December 2009, Volume 05 Issue 08
By Lloyd Graff
The death of financier Bruce Wasserstein, a friend from college days, hit me like an unsheathed blow to the chin. It wasn’t just because he had survived quadruple bypass surgery in 2001 or that he was three years younger than me and succumbed to heart failure. It was more about Bruce living the life of a superstar in finance, a master of the universe, a self-made Wall Street billionaire, who I knew from time spent working together on the University of Michigan college newspaper.
Those were heady nights of hot lead sliding out of linotype machines, wedged into heavy trays that turned into plates for the 3:00 a.m. printing.
Bruce wrote about the big issues, like student conflicts with the college administrators over divulging information to a Congressional witch hunting committee. It was Vietnam War time and the campus was alive with dissent; Bruce Wasserstein was smack in the middle of the controversy. I wrote about basketball, football and life, as the sports editor.
I remember Bruce coming up to me and saying, “Lloyd, what are you doing writing sports? Come over to the news staff and do something important.”
That remark was a portend about how our lives would diverge over the next four decades.
Bruce was a brilliant guy, a chess player, oblivious to his personal appearance. Dan Okrent, a sports writer on my team at Michigan, who became an editor at Time Magazine and The New York Times, described Bruce as a “complete slob” in The Michigan Daily obituary. Bruce was usually the smartest guy in the room, even if it was a big room of very smart people—and he knew it.
Bruce graduated college at 19 and earned a law degree and MBA from Harvard at 23. He published a book about anti- trust policy at 25.
If you had asked me at the University of Michigan what Bruce would do in his career I would have guessed he’d become an academic or a writer.

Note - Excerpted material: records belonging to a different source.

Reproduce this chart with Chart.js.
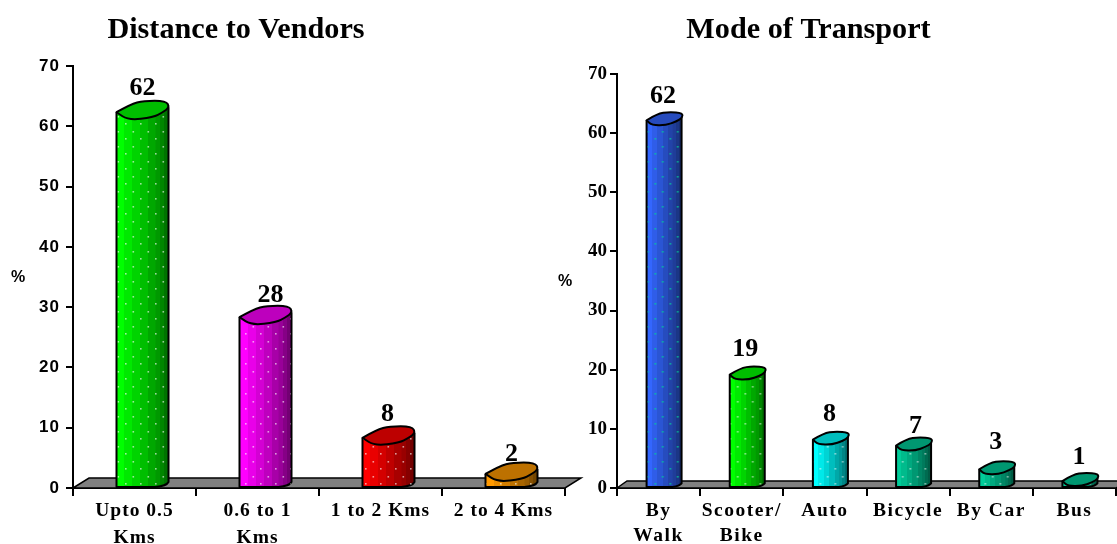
<!DOCTYPE html>
<html>
<head>
<meta charset="utf-8">
<script src="https://cdn.jsdelivr.net/npm/chart.js@4/dist/chart.umd.min.js"></script>
<style>
    html, body { margin: 0; padding: 0; background: #fff; overflow: hidden; }
    canvas { position: absolute; top: 0; }
    #distanceChart { left: 0; }
    #transportChart { left: 545px; }
</style>
</head>
<body>
<canvas id="distanceChart" width="585" height="544"></canvas>
<canvas id="transportChart" width="572" height="544"></canvas>
<script>
// Datos
const distanceLabels = [['Upto 0.5', 'Kms'], ['0.6 to 1', 'Kms'], '1 to 2 Kms', '2 to 4 Kms'];
const distanceValues = [62, 28, 8, 2];
const distanceColors = ['#00ff00', '#ff00ff', '#ff0000', '#ff9900'];

const transportLabels = [['By', 'Walk'], ['Scooter/', 'Bike'], 'Auto', 'Bicycle', 'By Car', 'Bus'];
const transportValues = [62, 19, 8, 7, 3, 1];
const transportColors = ['#3366ff', '#00ff00', '#00ffff', '#00cc99', '#00cc99', '#00cc99'];

const yTicks = [0, 10, 20, 30, 40, 50, 60, 70];

function shade(hex, f) {
    const n = parseInt(hex.slice(1), 16);
    return `rgb(${Math.round((n >> 16) * f)},${Math.round(((n >> 8) & 255) * f)},${Math.round((n & 255) * f)})`;
}

// Gradiente por bandas, como el relleno del cilindro
function bands(ctx, x0, x1, color, from, to, n) {
    const g = ctx.createLinearGradient(x0, 0, x1, 0);
    for (let i = 0; i < n; i++) {
        const c = shade(color, from + (to - from) * i / (n - 1));
        g.addColorStop(i / n, c);
        g.addColorStop((i + 1) / n, c);
    }
    return g;
}

function dotPattern(ctx, color) {
    const tile = document.createElement('canvas');
    tile.width = tile.height = 15;
    const t = tile.getContext('2d');
    t.fillStyle = color;
    t.fillRect(3, 3, 1.6, 1.6);
    t.fillRect(10.5, 11, 1.6, 1.6);
    return ctx.createPattern(tile, 'repeat');
}

// Chart.js no tiene letter-spacing para las etiquetas de los ejes
function spaceLabels(scale, spacing) {
    if (scale.spaced) return;
    scale.spaced = true;
    const original = scale.drawLabels;
    scale.drawLabels = function (area) {
        this.ctx.letterSpacing = spacing;
        original.call(this, area);
        this.ctx.letterSpacing = '0px';
    };
}

// Contorno cerrado suavizado, con la esquina izquierda en punta
function capPath(ctx, pts) {
    const n = pts.length;
    ctx.beginPath();
    ctx.moveTo(pts[0][0], pts[0][1]);
    for (let k = 1; k < n; k++) {
        const next = pts[(k + 1) % n];
        ctx.quadraticCurveTo(pts[k][0], pts[k][1], (pts[k][0] + next[0]) / 2, (pts[k][1] + next[1]) / 2);
    }
    ctx.closePath();
}

// Cara lateral y tapa de cada barra, mas el piso gris y los textos sueltos
const scene3d = {
    id: 'scene3d',
    afterLayout(chart) {
        const o = chart.options.plugins.scene3d;
        chart.titleBlock.left = o.titleX - 200;
        chart.titleBlock.right = o.titleX + 200;
        spaceLabels(chart.scales.x, o.xSpacing);
        spaceLabels(chart.scales.y, o.ySpacing);
    },
    beforeDatasetsDraw(chart) {
        const o = chart.options.plugins.scene3d;
        const { ctx, chartArea: a } = chart;
        ctx.save();
        ctx.beginPath();
        ctx.moveTo(a.left, a.bottom);
        ctx.lineTo(a.left + o.floorX, a.bottom - o.floorY);
        ctx.lineTo(a.right + o.floorX, a.bottom - o.floorY);
        ctx.lineTo(a.right, a.bottom);
        ctx.closePath();
        ctx.fillStyle = '#808080';
        ctx.fill();
        ctx.lineWidth = 1.5;
        ctx.strokeStyle = '#000';
        ctx.stroke();
        ctx.restore();
        ctx.save();
        ctx.translate(o.shift, 0);
    },
    afterDatasetsDraw(chart) {
        const o = chart.options.plugins.scene3d;
        const ctx = chart.ctx;
        const colors = chart.data.datasets[0].colors;
        chart.getDatasetMeta(0).data.forEach((bar, i) => {
            const x0 = bar.x - bar.width / 2;
            const x1 = bar.x + bar.width / 2;
            const xr = x1 + o.depth;
            const top = bar.y - o.capLift;
            const base = bar.base;
            const rise = Math.min(o.depth * 0.45, 5);

            // lateral
            ctx.beginPath();
            ctx.moveTo(x1 - 1, Math.min(top, base));
            ctx.lineTo(xr, Math.min(top - 5, base - rise));
            ctx.lineTo(xr, base - rise);
            ctx.quadraticCurveTo(xr - 2, base - 1, x1 - 1, base);
            ctx.closePath();
            ctx.fillStyle = bands(ctx, x1 - 1, xr, colors[i], 0.6, 0.45, 3);
            ctx.fill();
            ctx.lineWidth = 2;
            ctx.lineJoin = 'round';
            ctx.strokeStyle = '#000';

            // contorno izquierdo, inferior y derecho
            ctx.beginPath();
            ctx.moveTo(x0, top);
            ctx.lineTo(x0, base);
            ctx.lineTo(x1 - 1, base);
            ctx.quadraticCurveTo(xr - 2, base - 1, xr, base - rise);
            ctx.lineTo(xr, top - 5);
            ctx.stroke();

            // puntos sobre todo el cuerpo
            ctx.beginPath();
            ctx.rect(x0 + 1, top, xr - x0 - 2, base - top - 1);
            ctx.fillStyle = dotPattern(ctx, o.dots[i]);
            ctx.fill();

            // tapa
            const w = xr - x0;
            capPath(ctx, o.cap.map(p => [x0 + p[0] * w, top + p[1] * o.capH]));
            ctx.fillStyle = shade(colors[i], 0.74);
            ctx.fill();
            ctx.stroke();

            // valor
            ctx.save();
            ctx.fillStyle = '#000';
            ctx.font = 'bold 26px "Liberation Serif"';
            ctx.textAlign = 'center';
            ctx.textBaseline = 'middle';
            ctx.fillText(chart.data.datasets[0].data[i], bar.x + o.valueDx[i], bar.y + o.valueDy[i]);
            ctx.restore();
        });
        ctx.restore();

        // el signo % va derecho, no girado
        ctx.save();
        ctx.fillStyle = '#000';
        ctx.font = 'bold 16px "Liberation Sans"';
        ctx.textAlign = 'center';
        ctx.textBaseline = 'middle';
        ctx.fillText('%', o.percent[0], o.percent[1]);
        ctx.restore();
    }
};

function makeChart(id, labels, values, colors, s) {
    return new Chart(document.getElementById(id), {
        type: 'bar',
        data: {
            labels: labels,
            datasets: [{
                data: values,
                colors: colors,
                barThickness: s.front,
                borderWidth: 0,
                backgroundColor(c) {
                    const x = c.chart.scales.x ? c.chart.scales.x.getPixelForValue(c.dataIndex) : NaN;
                    if (!Number.isFinite(x)) return colors[c.dataIndex || 0];
                    return bands(c.chart.ctx, x - s.front / 2, x + s.front / 2, colors[c.dataIndex], 1, 0.66, 5);
                }
            }]
        },
        plugins: [scene3d],
        options: {
            responsive: false,
            animation: false,
            layout: { padding: { right: s.padRight, left: 0, top: 0, bottom: 0 } },
            plugins: {
                legend: { display: false },
                tooltip: { enabled: false },
                title: {
                    display: true,
                    text: s.title,
                    color: '#000',
                    font: { family: '"Liberation Serif"', size: 30.2, weight: 'bold', lineHeight: 1.2 },
                    padding: { top: 12, bottom: s.top - 12 - 36.24 }
                },
                scene3d: s
            },
            scales: {
                x: {
                    afterFit(scale) { scale.height = 544 - s.bottom; },
                    border: { color: '#000', width: 2 },
                    grid: { display: true, drawOnChartArea: false, color: '#000', lineWidth: 2, tickLength: 8 },
                    ticks: {
                        color: '#000', padding: 2, autoSkip: false, maxRotation: 0, minRotation: 0,
                        font: { family: '"Liberation Serif"', size: 19.5, weight: 'bold', lineHeight: s.xLine }
                    }
                },
                y: {
                    min: 0,
                    max: 70,
                    afterFit(scale) { scale.width = s.left; },
                    afterBuildTicks(scale) { scale.ticks = yTicks.map(v => ({ value: v })); },
                    border: { color: '#000', width: 2 },
                    grid: { display: true, drawOnChartArea: false, color: '#000', lineWidth: 2, tickLength: 7 },
                    ticks: { color: '#000', padding: s.yPad, font: s.yFont }
                }
            }
        }
    });
}

makeChart('distanceChart', distanceLabels, distanceValues, distanceColors, {
    title: 'Distance to Vendors', titleX: 236, top: 66, bottom: 488, left: 73, padRight: 20,
    front: 40, depth: 12, shift: 2, capLift: 2, capH: 16,
    cap: [[0, 0], [0.27, -0.5], [0.52, -0.72], [0.95, -0.72], [1.02, -0.3], [0.88, 0.02], [0.71, 0.32], [0.23, 0.5]],
    valueDx: [6, 11, 5, 6], valueDy: [-26, -24, -25, -22],
    dots: distanceColors.map(() => 'rgba(255,255,255,0.6)'),
    floorX: 16, floorY: 10, percent: [18, 278],
    xSpacing: '1px', ySpacing: '1px', xLine: 1.35,
    yPad: 6, yFont: { family: '"Liberation Sans"', size: 17, weight: 'bold' }
});

makeChart('transportChart', transportLabels, transportValues, transportColors, {
    title: 'Mode of Transport', titleX: 263.5, top: 74, bottom: 488, left: 72, padRight: 1,
    front: 27, depth: 8, shift: 1.5, capLift: 1, capH: 12,
    cap: [[0, 0], [0.3, -0.55], [0.65, -0.7], [1.03, -0.6], [1.02, -0.2], [0.85, 0.1], [0.55, 0.42], [0.15, 0.4]],
    valueDx: [3, 2, 3, 6, 3, 3], valueDy: [-25, -26, -26, -20, -28, -25],
    dots: ['rgba(0,204,153,0.85)', 'rgba(255,255,255,0.6)', 'rgba(255,255,255,0.6)', 'rgba(255,255,255,0.6)', 'rgba(255,255,255,0.6)', 'rgba(255,255,255,0.6)'],
    floorX: 10, floorY: 7, percent: [20, 282],
    xSpacing: '1.5px', ySpacing: '0px', xLine: 1.3,
    yPad: 3, yFont: { family: '"Liberation Serif"', size: 19, weight: 'bold' }
});
</script>
</body>
</html>
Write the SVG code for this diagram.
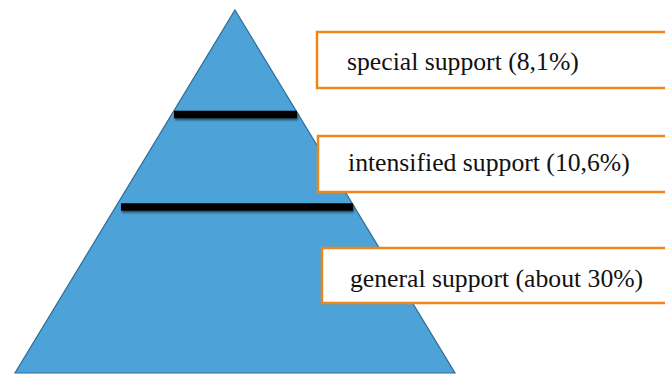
<svg xmlns="http://www.w3.org/2000/svg" width="665" height="377" viewBox="0 0 665 377">
<defs>
<filter id="sh" x="-10%" y="-100%" width="120%" height="300%">
<feGaussianBlur in="SourceAlpha" stdDeviation="1.2"/>
<feOffset dx="1" dy="1.5" result="b"/>
<feComponentTransfer><feFuncA type="linear" slope="0.5"/></feComponentTransfer>
<feMerge><feMergeNode/><feMergeNode in="SourceGraphic"/></feMerge>
</filter>
</defs>
<style>
.box{fill:#ffffff;stroke:#F0861A;stroke-width:2.5}
.lbl{font-family:"Liberation Serif","Times New Roman",serif;font-size:25.7px;fill:#111111}
.bar{stroke:#000000;stroke-width:7.5;stroke-linecap:butt}
</style>
<rect width="665" height="377" fill="#ffffff"/>
<g id="pyramid">
<polygon points="235,10 455,373 15,373" fill="#4DA3D8" stroke="#2F6C96" stroke-width="1.2"/>
</g>
<g id="dividers" filter="url(#sh)">
<line class="bar" x1="174" y1="114.5" x2="297" y2="114.5"/>
<line class="bar" x1="121" y1="207" x2="353" y2="207"/>
</g>
<g id="special">
<rect class="box" x="317" y="32" width="360" height="56"/>
<text class="lbl" x="347" y="70">special support (8,1%)</text>
</g>
<g id="intensified">
<rect class="box" x="318" y="136" width="360" height="56"/>
<text class="lbl" x="348" y="171">intensified support (10,6%)</text>
</g>
<g id="general">
<rect class="box" x="322" y="248" width="360" height="55"/>
<text class="lbl" x="350" y="287">general support (about 30%)</text>
</g>
</svg>
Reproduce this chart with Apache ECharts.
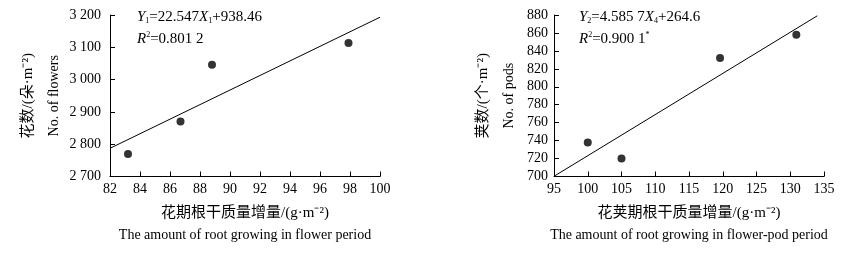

He was fat, disheveled and blunt—not the qualities I would have associated with cashmere coated Wall Street bankers.
But Bruce from Brooklyn gravitated to the financial world, sort of cleaned up his style and started building his reputation as a brash, brilliant engineer of corporate mergers.
He used to lunch with former colleagues from The Michigan Daily who also ended up in New York. Before he started his own investment banking firm in 1988, Wasserstein and Perella, he told a friend in the group, “last year I made $11 million, but this year I’m going to make some real money.” He sold the company for $1.2 billion.
So why did Bruce’s death hit me so hard and linger with me? I think it’s what Robert Frost wrote about in his poem, “The Road Not Taken.” You reach a fork in the road of life and make your choice. Bruce went for the big money, the fast life, the Wall Street race. He divorced three times and had just married the rich, politically connected, 29-year-old, Angela Chao.
In a blog written by an old high school chum of Bruce’s who became a foreign correspondent for CBS, Gordon Joseloff recounted meeting Bruce in Tokyo for dinner. Joseloff talked about his journalistic career and lamented his lack of wealth. Wasserstein retorted, “I made more money, but you had more fun.”
As I consider my own career of buying and selling National Acmes, Conomatics and Greenlees, I don’t know if I’ve had more fun than Bruce. I chose the family business and building a family. When he died Bruce was dedicating himself to concocting the strategy of Kraft’s contentious takeover bid for Cadbury—a $16 billion deal, and loving the action, I’ve been told.
Bruce owned New York Magazine and other media properties. Reportedly, he had recently nibbled at Business Week. Bruce enjoyed journalism and he loved the printed word. Me, too.
We humans are programmed to compare ourselves whether it’s about money, body dimensions or children. We want to feel good about ourselves in relation to our peers. I wonder if monks compete in meditation?
Bruce Wasserstein is dead at 61. I hope he was happy with his choices and success.
I hope I find peace with the choices I’ve made and continue to make.